Not only do the odds favor big business, Dobson said, but the $35 million pumped into state lawmakers’ campaigns went primarily to comfortable incumbents and party leaders, strengthening the top-heavy system and empowering the leaders farthest from citizens’ reach.
Tabor, the parent against soft drinks in schools, did not make a campaign contribution. He found the bill sponsor, Sen. Paul Pinsky, D-Prince George’s, accessible and helpful. Pinsky supports campaign finance reform.
But his opposition contributed thousands in the last election cycle. And their lobbyist, Bereano, reported annual earnings of $497,750.72 recently.
“What’s the sense of testifying?” Tabor said. “Why did we go through this? I’m not going back unless I have to. All I have to do is just send money.”
Citizens can win access without a large cash outlay — with sheer numbers, if they are organized.
About 1,000 Morgan State University students flooded State Circle to demand a new library, obtaining the right permits and lining up nine buses, 50 car pools and 450 lunches.
They yelled so loud lawmakers had to close the windows to get work done.
“It’s doable,” Fosler said. “It isn’t a myth. It really is a remarkably open system . . . if you put in the time.”
In the end, the ferret and vending bills died swiftly. The charter school bill died slowly. The Morgan State kids sparked debate and praise, but left with an IOU.

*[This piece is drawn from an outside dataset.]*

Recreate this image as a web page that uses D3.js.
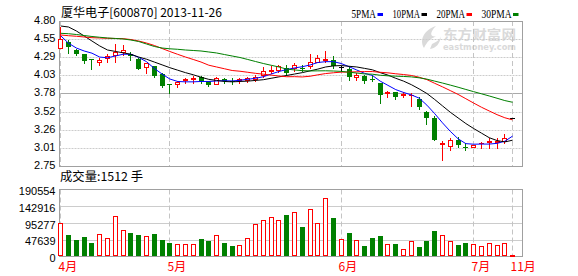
<!DOCTYPE html>
<html>
<head>
<meta charset="utf-8">
<script src="https://cdn.jsdelivr.net/npm/d3@7"></script>
<style>
body { margin: 0; background: #fff; }
svg { display: block; }
.axis text { font-family: "Liberation Sans", "DejaVu Sans", sans-serif; font-size: 11px; fill: #000; }
</style>
</head>
<body>
<svg id="chart"></svg>
<script>
// daily k-line data, 2013-04 .. 2013-07 plus 2013-11-26
const open  = [4.41, 4.51, 4.39, 4.335, 4.265, 4.21, 4.26, 4.30, 4.35, 4.34,
               4.26, 4.13, 4.16, 4.05, 3.91, 3.89, 3.95, 3.96, 4.01, 3.95,
               3.90, 3.98, 3.96, 3.95, 3.955, 3.96, 4.02, 4.08, 4.10, 4.14,
               4.12, 4.14, 4.15, 4.21, 4.24, 4.25, 4.15, 4.12, 4.00, 4.02,
               3.99, 3.93, 3.77, 3.79, 3.74, 3.75, 3.70, 3.52, 3.43, 3.05,
               3.02, 3.12, 3.02, 3.00, 3.07, 3.07, 3.07, 3.09, 3.43];
const close = [4.545, 4.43, 4.34, 4.23, 4.255, 4.25, 4.31, 4.36, 4.39, 4.30,
               4.12, 4.20, 4.02, 3.88, 3.90, 3.94, 3.98, 3.99, 3.95, 3.90,
               3.99, 3.95, 3.95, 3.98, 4.00, 4.01, 4.09, 4.11, 4.16, 4.07,
               4.18, 4.13, 4.225, 4.27, 4.26, 4.17, 4.15, 4.01, 4.04, 3.95,
               3.98, 3.75, 3.79, 3.73, 3.77, 3.76, 3.59, 3.43, 3.12, 3.07,
               3.12, 3.05, 3.01, 3.05, 3.08, 3.10, 3.11, 3.14, 3.43];
const high  = [4.72, 4.53, 4.41, 4.34, 4.265, 4.27, 4.34, 4.48, 4.46, 4.36,
               4.28, 4.20, 4.17, 4.07, 3.91, 3.95, 4.00, 4.02, 4.02, 3.95,
               4.01, 3.99, 3.99, 3.99, 4.01, 4.03, 4.15, 4.17, 4.18, 4.18,
               4.20, 4.18, 4.34, 4.32, 4.37, 4.30, 4.17, 4.15, 4.06, 4.03,
               4.04, 3.93, 3.81, 3.80, 3.79, 3.78, 3.72, 3.53, 3.45, 3.10,
               3.15, 3.16, 3.07, 3.05, 3.09, 3.14, 3.14, 3.20, 3.43];
const low   = [4.40, 4.35, 4.32, 4.21, 4.12, 4.18, 4.22, 4.22, 4.32, 4.25,
               4.12, 4.07, 4.01, 3.86, 3.78, 3.86, 3.92, 3.92, 3.92, 3.88,
               3.89, 3.93, 3.91, 3.93, 3.94, 3.95, 4.01, 4.06, 4.08, 4.04,
               4.09, 4.09, 4.14, 4.20, 4.22, 4.13, 4.10, 3.96, 3.96, 3.93,
               3.95, 3.64, 3.72, 3.70, 3.73, 3.60, 3.56, 3.34, 3.12, 2.83,
               2.98, 3.02, 2.97, 3.00, 3.01, 3.00, 3.01, 3.08, 3.43];
const volume = [94400, 61300, 47200, 55700, 38700, 63300, 52000, 114200, 74600, 67000,
                61300, 57700, 64200, 47200, 38700, 35000, 35000, 35000, 50000, 44400,
                60500, 38700, 30300, 32200, 52000, 91600, 102900, 111400, 102900, 117900,
                125500, 84000, 134000, 94400, 165100, 109400, 49200, 67000, 46400, 30300,
                52900, 58500, 35000, 35900, 20900, 43500, 27400, 44400, 72700, 60500,
                43500, 33100, 38700, 35000, 29400, 37900, 32200, 37900, 1512];

const ma5  = [4.59, 4.485, 4.418, 4.376, 4.345, 4.29, 4.28, 4.305, 4.33, 4.33,
              4.285, 4.225, 4.13, 4.05, 3.98, 3.945, 3.94, 3.94, 3.945, 3.945,
              3.952, 3.956, 3.952, 3.962, 3.976, 3.99, 4.012, 4.05, 4.086, 4.114,
              4.136, 4.154, 4.178, 4.213, 4.225, 4.225, 4.199, 4.154, 4.107, 4.06,
              4.03, 3.95, 3.89, 3.83, 3.79, 3.755, 3.71, 3.61, 3.49, 3.36,
              3.24, 3.135, 3.066, 3.058, 3.06, 3.06, 3.07, 3.10, 3.173];
const ma10 = [4.729, 4.715, 4.659, 4.588, 4.517, 4.447, 4.39, 4.37, 4.35, 4.33,
              4.29, 4.26, 4.22, 4.18, 4.14, 4.105, 4.07, 4.04, 4.005, 3.975,
              3.96, 3.945, 3.94, 3.945, 3.95, 3.96, 3.97, 3.99, 4.01, 4.03,
              4.05, 4.07, 4.095, 4.12, 4.15, 4.165, 4.17, 4.16, 4.15, 4.13,
              4.11, 4.07, 4.035, 3.99, 3.95, 3.90, 3.84, 3.775, 3.69, 3.60,
              3.51, 3.43, 3.35, 3.28, 3.215, 3.15, 3.11, 3.09, 3.115];
const ma20 = [4.602, 4.592, 4.584, 4.574, 4.564, 4.56, 4.555, 4.553, 4.55, 4.538,
              4.517, 4.489, 4.454, 4.411, 4.369, 4.329, 4.291, 4.256, 4.22, 4.175,
              4.15, 4.125, 4.10, 4.09, 4.075, 4.06, 4.048, 4.035, 4.022, 4.012,
              4.013, 4.009, 4.019, 4.039, 4.057, 4.068, 4.077, 4.078, 4.082, 4.085,
              4.085, 4.075, 4.067, 4.054, 4.043, 4.03, 4.005, 3.971, 3.919, 3.869,
              3.816, 3.762, 3.701, 3.64, 3.581, 3.528, 3.476, 3.432, 3.402];
const ma30 = [4.626, 4.62, 4.609, 4.595, 4.581, 4.57, 4.56, 4.553, 4.546, 4.531,
              4.51, 4.475, 4.44, 4.418, 4.407, 4.40, 4.39, 4.383, 4.376, 4.362,
              4.348, 4.326, 4.305, 4.284, 4.256, 4.227, 4.199, 4.174, 4.15, 4.12,
              4.108, 4.098, 4.094, 4.095, 4.096, 4.093, 4.088, 4.076, 4.064, 4.052,
              4.048, 4.033, 4.025, 4.02, 4.016, 4.01, 3.997, 3.978, 3.95, 3.923,
              3.894, 3.864, 3.832, 3.801, 3.771, 3.74, 3.708, 3.675, 3.651];

const priceTicks = [4.80, 4.55, 4.29, 4.03, 3.78, 3.52, 3.26, 3.01, 2.75];
const volumeTicks = [190554, 142916, 95277, 47639, 0];
const monthIndex = [0, 14, 36, 53, 58];
const monthLabels = ['4月', '5月', '6月', '7月', '11月'];
const maNames = ['5PMA', '10PMA', '20PMA', '30PMA'];
const maColors = ['#0000ff', '#000000', '#ff0000', '#008000'];

const width = 578;
const height = 276;
const plot = { left: 59.5, right: 522.5 };
const pricePanel = { top: 21, bottom: 166 };
const volPanel = { top: 189.5, bottom: 256.5 };
const UP = '#ff0000', DOWN = '#008000', FLAT = '#000000';

const svg = d3.select('#chart')
    .attr('width', width)
    .attr('height', height);

const days = close.map((d, i) => i);
const xScale = d3.scaleBand().domain(days).range([56.9, 516.5]).padding(0);
const cx = i => xScale(i) + xScale.bandwidth() / 2;
const yPrice = d3.scaleLinear().domain([2.75, 4.80]).range([pricePanel.bottom, pricePanel.top]);
const yVol = d3.scaleLinear().domain([0, 190554]).range([volPanel.bottom, volPanel.top]);

// watermark
const wm = svg.append('g').attr('fill', '#dadada');
wm.append('path')
    .attr('d', 'M436,26 C424,30 419,40 424,48 C427,42 430,38 438,36 C431,38 428,34 436,26 Z M432,44 C436,42 440,40 441,36 C440,44 436,48 430,49 Z');
wm.append('text')
    .attr('x', 443).attr('y', 38.5)
    .attr('textLength', 73).attr('lengthAdjust', 'spacingAndGlyphs')
    .style('font-family', '"Noto Sans CJK SC", sans-serif')
    .style('font-size', '13px').style('font-weight', 'bold')
    .text('东方财富网');
wm.append('text')
    .attr('x', 443).attr('y', 49.5)
    .attr('textLength', 73).attr('lengthAdjust', 'spacingAndGlyphs')
    .style('font-family', '"DejaVu Sans", sans-serif')
    .style('font-size', '9px').style('font-weight', 'bold')
    .text('eastmoney.com');

// price grid
priceTicks.slice(1, -1).forEach((t, k) => {
    const y = Math.round(yPrice(t)) + 0.5;
    const mid = k === 3;
    svg.append('line')
        .attr('x1', plot.left).attr('x2', plot.right)
        .attr('y1', y).attr('y2', y)
        .attr('stroke', mid ? '#aaaaaa' : '#cccccc')
        .attr('stroke-dasharray', mid ? null : '2,1');
});
volumeTicks.slice(1, -1).forEach(t => {
    const y = Math.round(yVol(t)) + 0.5;
    svg.append('line')
        .attr('x1', plot.left).attr('x2', plot.right)
        .attr('y1', y).attr('y2', y)
        .attr('stroke', '#cccccc');
});

// month separators
monthIndex.forEach(i => {
    const x = Math.floor(cx(i)) + 0.5;
    [[pricePanel.top, pricePanel.bottom], [volPanel.top, volPanel.bottom]].forEach(([t, b]) => {
        svg.append('line')
            .attr('x1', x).attr('x2', x)
            .attr('y1', t).attr('y2', b)
            .attr('stroke', '#c4c4c4')
            .attr('stroke-dasharray', '5,3');
    });
});

// panel borders
svg.append('rect')
    .attr('x', plot.left).attr('y', pricePanel.top + 0.5)
    .attr('width', plot.right - plot.left).attr('height', pricePanel.bottom - pricePanel.top)
    .attr('fill', 'none').attr('stroke', '#a0a0a0');
svg.append('rect')
    .attr('x', plot.left).attr('y', volPanel.top)
    .attr('width', plot.right - plot.left).attr('height', volPanel.bottom - volPanel.top)
    .attr('fill', 'none').attr('stroke', '#a0a0a0');

// candles
const candles = svg.append('g');
days.forEach(i => {
    const o = open[i], c = close[i];
    const color = c > o ? UP : (c < o ? DOWN : FLAT);
    const L = Math.round(cx(i) - 2.5);
    const wx = L + 2.5;
    const yO = yPrice(o), yC = yPrice(c);
    const yTop = Math.round(Math.min(yO, yC));
    const yBot = Math.round(Math.max(yO, yC));
    const yH = Math.round(yPrice(high[i]));
    const yL = Math.round(yPrice(low[i]));
    const g = candles.append('g').attr('stroke', color);

    if (yBot - yTop < 2) {
        g.append('line').attr('x1', wx).attr('x2', wx).attr('y1', yH).attr('y2', yL + 1);
        const yy = Math.round((yO + yC) / 2) + 0.5;
        g.append('line').attr('x1', L).attr('x2', L + 5).attr('y1', yy).attr('y2', yy);
    } else if (color === UP) {
        if (yH < yTop) g.append('line').attr('x1', wx).attr('x2', wx).attr('y1', yH).attr('y2', yTop);
        if (yL > yBot) g.append('line').attr('x1', wx).attr('x2', wx).attr('y1', yBot).attr('y2', yL + 1);
        g.append('rect')
            .attr('x', L + 0.5).attr('y', yTop + 0.5)
            .attr('width', 4).attr('height', yBot - yTop - 1)
            .attr('fill', '#fff');
    } else {
        g.append('line').attr('x1', wx).attr('x2', wx).attr('y1', yH).attr('y2', yL + 1);
        g.append('rect')
            .attr('x', L).attr('y', yTop)
            .attr('width', 5).attr('height', yBot - yTop)
            .attr('fill', color).attr('stroke', 'none');
    }
});

// volume bars
const vols = svg.append('g');
days.forEach(i => {
    const down = close[i] < open[i];
    const L = Math.round(cx(i) - 2.5);
    const yT = Math.round(yVol(volume[i]));
    const yB = Math.round(volPanel.bottom - 0.5);
    if (down) {
        vols.append('rect')
            .attr('x', L).attr('y', yT)
            .attr('width', 5).attr('height', yB - yT)
            .attr('fill', DOWN);
    } else {
        vols.append('rect')
            .attr('x', L + 0.5).attr('y', Math.min(yT, yB - 1) + 0.5)
            .attr('width', 4).attr('height', Math.max(1, yB - yT - 1))
            .attr('fill', '#fff').attr('stroke', UP);
    }
});

// moving averages
const maLine = d3.line().x((d, i) => cx(i)).y(d => yPrice(d));
[ma5, ma10, ma20, ma30].forEach((series, k) => {
    svg.append('path')
        .datum(series)
        .attr('fill', 'none')
        .attr('stroke', maColors[k])
        .attr('stroke-width', 1)
        .attr('d', maLine);
});

// axes
const priceAxis = svg.append('g')
    .attr('class', 'axis')
    .attr('transform', `translate(${plot.left},-1)`)
    .call(d3.axisLeft(yPrice).tickValues(priceTicks).tickFormat(d3.format('.2f')).tickSize(0).tickPadding(4));
priceAxis.select('.domain').remove();

const volAxis = svg.append('g')
    .attr('class', 'axis')
    .attr('transform', `translate(${plot.left},1.5)`)
    .call(d3.axisLeft(yVol).tickValues(volumeTicks).tickFormat(d3.format('d')).tickSize(0).tickPadding(4));
volAxis.select('.domain').remove();

// month labels
svg.append('g').selectAll('text')
    .data(monthIndex)
    .join('text')
    .attr('x', i => Math.round(cx(i)) - 2.5)
    .attr('y', 271)
    .attr('fill', '#ff0000')
    .style('font-family', '"Noto Sans CJK SC", sans-serif')
    .style('font-size', '12px')
    .text((i, k) => monthLabels[k]);

// title and volume caption
svg.append('text')
    .attr('x', 61).attr('y', 17)
    .attr('textLength', 161).attr('lengthAdjust', 'spacingAndGlyphs')
    .style('font-family', '"Noto Sans CJK SC", sans-serif')
    .style('font-size', '12px')
    .text('厦华电子[600870] 2013-11-26');
svg.append('text')
    .attr('x', 60).attr('y', 181)
    .attr('textLength', 83).attr('lengthAdjust', 'spacingAndGlyphs')
    .style('font-family', '"Noto Sans CJK SC", sans-serif')
    .style('font-size', '12px')
    .text('成交量:' + volume[volume.length - 1] + ' 手');

// legend
const legendX = [351.5, 392.5, 436.5, 481.5];
const legendW = [24.5, 27.5, 28.5, 30];
const legend = svg.append('g');
maNames.forEach((name, k) => {
    legend.append('text')
        .attr('x', legendX[k]).attr('y', 18)
        .attr('textLength', legendW[k]).attr('lengthAdjust', 'spacingAndGlyphs')
        .style('font-family', '"Liberation Serif", serif')
        .style('font-size', '12.5px')
        .text(name);
    legend.append('rect')
        .attr('x', legendX[k] + legendW[k] + 1.5).attr('y', 13)
        .attr('width', 5.5).attr('height', 3)
        .attr('fill', maColors[k]);
});
</script>
</body>
</html>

The cock-fighter, despite being alone in opposing a bill to toughen laws against his way of life, and to the dismay of veteran lawmakers and lobbyists, won his case.
So did Willie.
Schools got the largest funding increase in state history, thanks to a last-minute compromise. Willie’s county, Prince George’s, got the most. He is not naive enough to think he had much to do with that. But, he says, it doesn’t matter.
Democracy was served, in a small way, just because he showed up.
“A lot of people say, you can’t make a difference. They say that’s just the system,” he said. “Well, I think that’s the wrong attitude to have. If you influence just one person, you made a difference.
“At least I can say I came down here. At least I did something.”